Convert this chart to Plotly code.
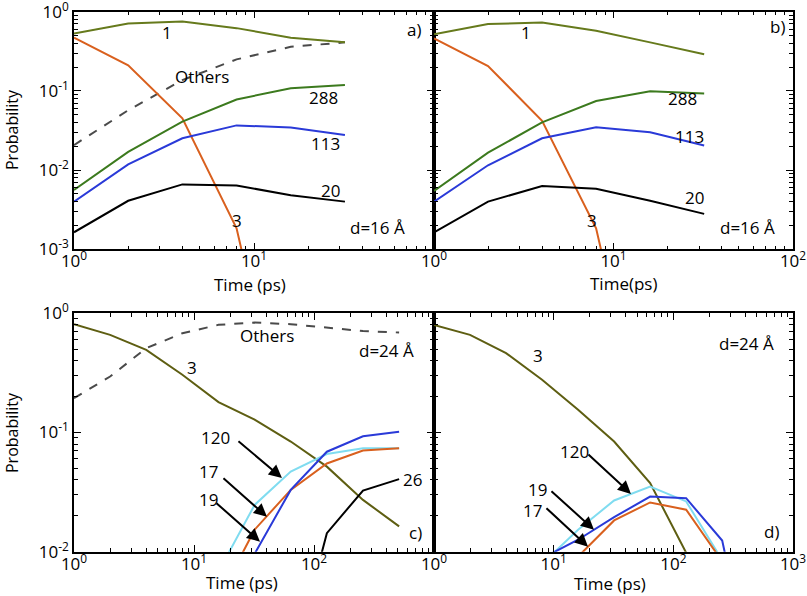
import plotly.graph_objects as go

# time points (ps)
t_top = [1, 2, 4, 8, 16, 32]
t_bot = [1, 2, 4, 8, 16, 32, 64, 128, 256, 512]

# panel a, d=16 A
a_1 = [0.53, 0.71, 0.75, 0.62, 0.47, 0.41]
a_3 = [0.47, 0.21, 0.045, 0.00184, 2e-6]
a_others = [0.0207, 0.057, 0.137, 0.25, 0.36, 0.41]
a_288 = [0.0056, 0.017, 0.041, 0.078, 0.108, 0.119]
a_113 = [0.004, 0.0118, 0.0252, 0.0367, 0.0344, 0.0277]
a_20 = [0.00164, 0.0041, 0.0066, 0.0064, 0.0048, 0.0040]

# panel b, d=16 A
b_1 = [0.52, 0.70, 0.73, 0.575, 0.41, 0.29]
b_3 = [0.46, 0.206, 0.042, 0.00184, 2e-6]
b_288 = [0.00545, 0.0166, 0.040, 0.0746, 0.099, 0.093]
b_113 = [0.004, 0.0115, 0.0252, 0.0347, 0.030, 0.0204]
b_20 = [0.00164, 0.004, 0.0063, 0.0058, 0.0041, 0.0028]

# panel c, d=24 A
c_3 = [0.81, 0.659, 0.493, 0.305, 0.18, 0.128, 0.084, 0.0517, 0.0272, 0.0163]
c_others = [0.194, 0.295, 0.51, 0.68, 0.80, 0.836, 0.81, 0.76, 0.71, 0.69]
t_c = [16, 32, 64, 128, 256, 512]
c_120 = [0.0068, 0.0247, 0.047, 0.066, 0.0738, 0.0738]
c_17 = [0.004, 0.0153, 0.033, 0.055, 0.0705, 0.0738]
c_19 = [0.0029, 0.0096, 0.033, 0.069, 0.093, 0.1016]
t_c26 = [64, 128, 256, 512]
c_26 = [0.001, 0.0143, 0.0326, 0.0406]

# panel d, d=24 A
d_3 = [0.80, 0.659, 0.463, 0.277, 0.155, 0.084, 0.0376, 0.0098, 0.001]
t_d = [8, 16, 32, 64, 128, 256, 512]
d_120 = [0.0079, 0.0153, 0.0269, 0.0352, 0.0264, 0.0085, 0.0005]
d_19 = [0.0088, 0.0126, 0.0195, 0.029, 0.0281, 0.0124, 0.0005]
d_17 = [0.005, 0.0091, 0.0183, 0.0259, 0.0225, 0.0083, 0.0005]

OLIVE = "#667a1c"
OLIVE2 = "#5e5e12"
GREEN = "#3c7a1e"
ORANGE = "#d9601e"
BLUE = "#2a3ad8"
CYAN = "#80dcf0"
GRAY = "#4a4a4a"
FONT = "Open Sans"
FS = 17
FS_TICK = 17

W, H = 807, 596

fig = go.Figure()


def line(x, y, color, ax, dash="solid"):
    fig.add_trace(go.Scatter(x=x, y=y, mode="lines", xaxis="x" + ax, yaxis="y" + ax,
                             line=dict(color=color, width=2, dash=dash),
                             showlegend=False, hoverinfo="skip"))


# a
line(t_top, a_others, GRAY, "", "dash")
line(t_top, a_1, OLIVE, "")
line(t_top[:5], a_3, ORANGE, "")
line(t_top, a_288, GREEN, "")
line(t_top, a_113, BLUE, "")
line(t_top, a_20, "black", "")
# b
line(t_top, b_1, OLIVE, "2")
line(t_top[:5], b_3, ORANGE, "2")
line(t_top, b_288, GREEN, "2")
line(t_top, b_113, BLUE, "2")
line(t_top, b_20, "black", "2")
# c
line(t_bot, c_others, GRAY, "3", "dash")
line(t_bot, c_3, OLIVE2, "3")
line(t_c, c_120, CYAN, "3")
line(t_c, c_17, ORANGE, "3")
line(t_c, c_19, BLUE, "3")
line(t_c26, c_26, "black", "3")
# d
line(t_bot[:9], d_3, OLIVE2, "4")
line(t_d, d_120, CYAN, "4")
line(t_d, d_17, ORANGE, "4")
line(t_d, d_19, BLUE, "4")


def sup(n):
    return "10<sup>%d</sup>" % n


def minor_vals(lo, hi):
    return [k * 10 ** e for e in range(lo, hi) for k in range(2, 10)]


def common():
    return dict(type="log", automargin=False, tickmode="array",
                ticks="inside", ticklen=7, tickwidth=1.2, tickcolor="black",
                showline=True, linecolor="black", linewidth=1.5, mirror="allticks",
                showgrid=False, zeroline=False, ticklabeloverflow="allow",
                tickfont=dict(family=FONT, size=FS_TICK, color="black"))


def xax(ndec, labels, dom, anchor):
    vals = [10 ** i for i in range(ndec + 1)]
    text = [sup(i) if i in labels else "" for i in range(ndec + 1)]
    d = common()
    d.update(range=[0, ndec], domain=dom, anchor=anchor, tickvals=vals, ticktext=text,
             ticklabelstandoff=-4,
             minor=dict(tickmode="array", tickvals=minor_vals(0, ndec), ticks="inside",
                        ticklen=4, tickcolor="black", showgrid=False))
    return d


def yax(lo, show, dom, anchor):
    vals = [10 ** i for i in range(lo, 1)]
    text = [sup(i) if show else "" for i in range(lo, 1)]
    d = common()
    d.update(range=[lo, 0], domain=dom, anchor=anchor, tickvals=vals, ticktext=text,
             minor=dict(tickmode="array", tickvals=minor_vals(lo, 0), ticks="inside",
                        ticklen=4, tickcolor="black", showgrid=False))
    return d


xl, xm, xr = 74 / W, 434 / W, 793 / W
top_dom = [1 - 249.3 / H, 1 - 11.7 / H]
bot_dom = [1 - 551.7 / H, 1 - 313.3 / H]

fig.update_layout(
    width=W, height=H, margin=dict(l=0, r=0, t=0, b=0, pad=0), autosize=False,
    paper_bgcolor="white", plot_bgcolor="white",
    font=dict(family=FONT, size=FS, color="black"),
    xaxis=xax(2, [0, 1], [xl, xm], "y"),
    yaxis=yax(-3, True, top_dom, "x"),
    xaxis2=xax(2, [0, 1, 2], [xm, xr], "y2"),
    yaxis2=yax(-3, False, top_dom, "x2"),
    xaxis3=xax(3, [0, 1, 2], [xl, xm], "y3"),
    yaxis3=yax(-2, True, bot_dom, "x3"),
    xaxis4=xax(3, [0, 1, 2, 3], [xm, xr], "y4"),
    yaxis4=yax(-2, False, bot_dom, "x4"),
)

ann = []


def txt(ax, lx, ly, s):
    ann.append(dict(x=lx, y=ly, xref="x" + ax, yref="y" + ax, text=s, showarrow=False,
                    xanchor="center", yanchor="middle",
                    font=dict(family=FONT, size=FS, color="black")))


def arrow(ax, tx, ty, hx, hy):
    ann.append(dict(x=hx, y=hy, ax=tx, ay=ty, xref="x" + ax, yref="y" + ax,
                    axref="x" + ax, ayref="y" + ax, text="", showarrow=True,
                    arrowhead=2, arrowsize=1.3, arrowwidth=2, arrowcolor="black"))


# a labels (positions in log10 units)
txt("", 0.518, -0.266, "1")
txt("", 1.889, -0.22, "a)")
txt("", 0.713, -0.82, "Others")
txt("", 1.387, -1.086, "288")
txt("", 1.398, -1.667, "113")
txt("", 1.426, -2.26, "20")
txt("", 0.908, -2.63, "3")
txt("", 1.688, -2.72, "d=16 Å")
# b labels
txt("2", 0.513, -0.266, "1")
txt("2", 1.911, -0.19, "b)")
txt("2", 1.382, -1.09, "288")
txt("2", 1.426, -1.57, "113")
txt("2", 1.454, -2.34, "20")
txt("2", 0.88, -2.63, "3")
txt("2", 1.749, -2.73, "d=16 Å")
# c labels
txt("3", 1.608, -0.184, "Others")
txt("3", 2.608, -0.31, "d=24 Å")
txt("3", 0.983, -0.452, "3")
txt("3", 1.175, -1.046, "120")
txt("3", 1.117, -1.33, "17")
txt("3", 1.117, -1.565, "19")
txt("3", 2.817, -1.397, "26")
txt("3", 2.842, -1.84, "c)")
arrow("3", 1.358, -1.063, 1.733, -1.381)
arrow("3", 1.233, -1.372, 1.608, -1.707)
arrow("3", 1.175, -1.582, 1.55, -1.916)
# d labels
txt("4", 0.869, -0.351, "3")
txt("4", 2.615, -0.251, "d=24 Å")
txt("4", 2.824, -1.833, "d)")
txt("4", 1.178, -1.163, "120")
txt("4", 0.869, -1.481, "19")
txt("4", 0.827, -1.657, "17")
arrow("4", 1.278, -1.172, 1.646, -1.515)
arrow("4", 0.969, -1.481, 1.337, -1.816)
arrow("4", 0.927, -1.623, 1.287, -1.958)

# axis titles
for x, y, s in [(250, 284, "Time (ps)"), (623, 283, "Time(ps)"),
                (242, 582, "Time (ps)"), (610, 583, "Time (ps)")]:
    ann.append(dict(x=x / W, y=1 - y / H, xref="paper", yref="paper", text=s,
                    xanchor="center", yanchor="middle",
                    showarrow=False, font=dict(family=FONT, size=FS, color="black")))
for y in [130, 433]:
    ann.append(dict(x=12 / W, y=1 - y / H, xref="paper", yref="paper", text="Probability",
                    xanchor="center", yanchor="middle",
                    textangle=-90, showarrow=False,
                    font=dict(family=FONT, size=16, color="black")))

fig.update_layout(annotations=ann)
# the page body has a default 8px margin; drop it so the figure fills the window
fig.write_html("out.html", config={"displayModeBar": False},
               post_script="document.body.style.margin = '0';")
---*---
== TASK OBJECTIVE ==
Reproduce only the lines from the beginning of the data through the line that contains "4, 8, 16, 32, 64, 128, 256, 512]", both included, and please drop the pictures.

== EXPECTED ANSWER ==
Convert this chart to Plotly code.
import plotly.graph_objects as go

# time points (ps)
t_top = [1, 2, 4, 8, 16, 32]
t_bot = [1, 2, 4, 8, 16, 32, 64, 128, 256, 512]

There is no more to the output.